Почему же именно Горький был ближе всех Шаляпину, а не другие представители творческой элиты? Возможно, это объясняет реплика Горького во время первой встречи, когда никому ещё не известный писатель заглянул к певцу к гримёрку и прямо сообщил: «Я Максим Горький… Я знаю историю твоей жизни… Мы братья».

«Так я познакомился с Горьким, - вспоминал уже Шаляпин, - И в дружеских беседах стало выясняться, что мы знакомы давным-давно».

«Везде, где я и Шаляпин являлись, мы оба становились сейчас же предметом упорного рассматривания и ощупывания, – шутил Максим Горький. – Он прожил много — не меньше меня, он видывал виды не хуже, чем я. Огромная, славная фигура! И — свой человек».

Однако не суждено было этой близкой дружбе продержаться долго. Из-за турбулентности времени Горький и Шаляпин оказались по разные стороны баррикад. Последней каплей стали воспоминания Шаляпина «Страницы из моей жизни», написанные при помощи Горького и опубликованные без ведома Шаляпина советским издательством. Фёдор Иванович случайно увидел книгу в парижских магазинах. Получается, что мемуары певца были не просто напечатаны без его разрешения, но ещё и права на распространение проданы французской стороне, наверняка с подачи Горького. «Что же произошло? Произошло, оказывается, то, что мы вдруг стали различно понимать и оценивать происходящее в России. Я думаю, что в жизни, как в искусстве, двух правд не бывает — есть только одна правда. Кто этой правдой обладает, я не смею решить. Может быть, я, может быть, Алексей Максимович. Во всяком случае, на общей нам правде прежних лет мы уже не сходимся», – писал с горьким сожалением певец о своём бывшем друге и кумире.

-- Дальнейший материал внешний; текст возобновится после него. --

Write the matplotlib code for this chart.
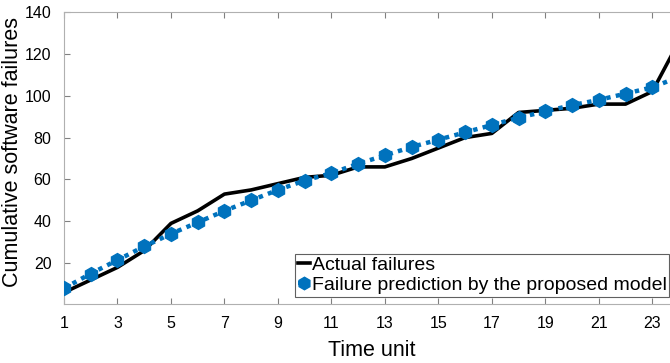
#!/usr/bin/env python3
"""Cumulative software failures: actual vs. model prediction."""
import matplotlib
matplotlib.use("Agg")
import matplotlib.pyplot as plt

plt.rcParams["font.family"] = ["Liberation Sans", "DejaVu Sans"]

time_unit = list(range(1, 25))
actual = [6, 12, 18, 26, 39, 45, 53, 55, 58, 61, 62, 66, 66, 70, 75, 80,
          82, 92, 93, 94, 96, 96, 102, 126]
predicted = [8, 15, 21.5, 28, 34, 39.5, 45, 50, 55, 59.5, 63, 67.5, 71.5,
             75.5, 79, 82.5, 86, 89.5, 92.5, 95.5, 98, 101, 104, 109]
xticks = list(range(1, 24, 2))
yticks = [20, 40, 60, 80, 100, 120, 140]

BLUE = "#0072BD"


def main():
    fig = plt.figure(figsize=(6.70, 3.63), dpi=100)
    ax = fig.add_axes([64 / 670, 1 - 304 / 363, 615 / 670, 292 / 363])

    ax.plot(time_unit, actual, color="black", linewidth=2.6,
            label="Actual failures", zorder=3)
    ax.plot(time_unit, predicted, color=BLUE, linestyle=(0, (1, 1.2)),
            linewidth=3.2, marker="h", markersize=10,
            label="Failure prediction by the proposed model", zorder=4)

    ax.set_xlim(1, 24)
    ax.set_ylim(0.5, 140)
    ax.set_xticks(xticks)
    ax.set_yticks(yticks)
    ax.tick_params(direction="in", length=4, width=0.8, color="#808080",
                   labelsize=11.5, top=True, right=True)
    ax.tick_params(axis="x", pad=9)
    ax.tick_params(axis="y", pad=9)
    for s in ax.spines.values():
        s.set_color("#b0b0b0")
        s.set_linewidth(0.8)

    ax.set_xlabel("Time unit", fontsize=15.5, labelpad=6)
    ax.set_ylabel("Cumulative software failures", fontsize=15.5)
    ax.yaxis.set_label_coords(-0.066, 0.52)

    leg = ax.legend(loc="lower right", bbox_to_anchor=(0.9845, 0.025),
                    fontsize=14, handlelength=0.6, handletextpad=0.1,
                    borderpad=0.15, labelspacing=0.1, borderaxespad=0,
                    fancybox=False, framealpha=1, markerscale=0.9)
    leg.get_frame().set_edgecolor("#606060")
    leg.get_frame().set_linewidth(0.8)

    fig.savefig("out.png", dpi=100)


if __name__ == "__main__":
    main()
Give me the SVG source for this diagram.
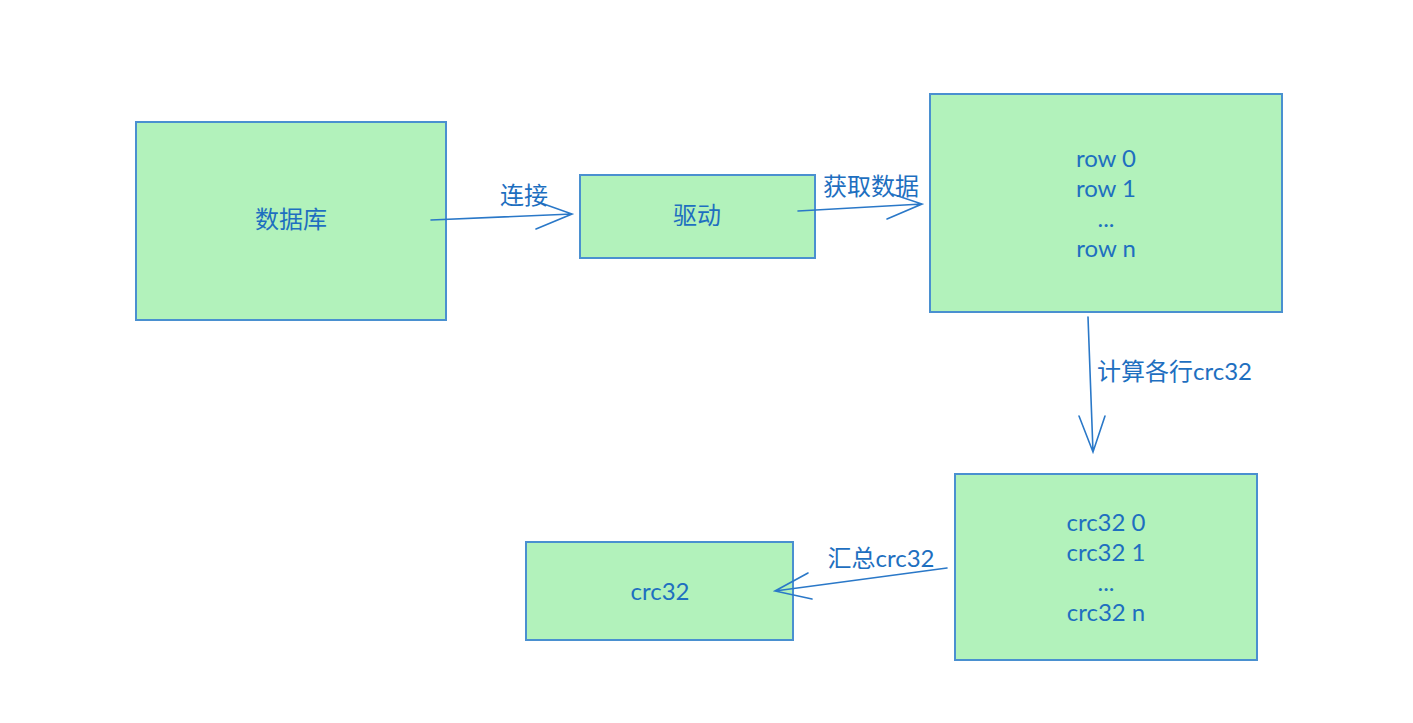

«Маска и душа» – так называются воспоминания Шаляпина, выпущенные уже на склоне лет, в эмиграции. Сегодня обе книги можно открыть и посмотреть на мир глазами Шаляпина – человека бескрайнего дарования, про которого можно сказать, перефразировав слова Апполона Григорьева оо Пушкине: «Шаляпин – это наше всё».